Geen daling in de totaalprijs, wel variatie in kostenverdeling
Hoewel de installatiekosten van de ventilatiewarmtepomp significant variëren blijft de totaalprijs redelijk constant. Ook de ventilatiewarmtepomp wordt weinig toegepast in combinatie met andere ingrepen aan het huis, maar “er is weinig data beschikbaar voor deze groep” waarschuwt Hommelberg.

Al met al lopen de kosten per kilowatt bij alle typen logischerwijs op bij een groter vermogen en liggen de kosten van een hybride lager dan all-electric met een vergelijkbaar vermogen.

Op de factuur heeft kostprijs van de warmtepomp echter altijd het grootste aandeel, ongeacht het type. De installatiekosten van hybride en ventilatiewarmtepompen blijken vergelijkbaar. De installatiekosten van een all-electric zijn hoger, maar hebben een relatief kleiner aandeel op de factuur. Het materiaal en de nemen eigenlijk altijd maar een klein deel voor de rekening.

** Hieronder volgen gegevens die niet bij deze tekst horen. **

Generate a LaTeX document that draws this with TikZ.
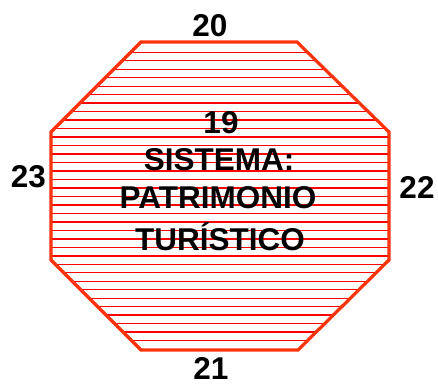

De belangrijkste conclusie van de factuurstudie van BDH is dat er geen dalende trend in de totaalkosten van warmtepompen zichtbaar is, ongeacht het type. De verdeling van de kosten variëren weliswaar tussen de verschillende type warmtepompen, maar de algemene trend is dat de totale kostprijs van de onderzochte warmtepompen niet daalt.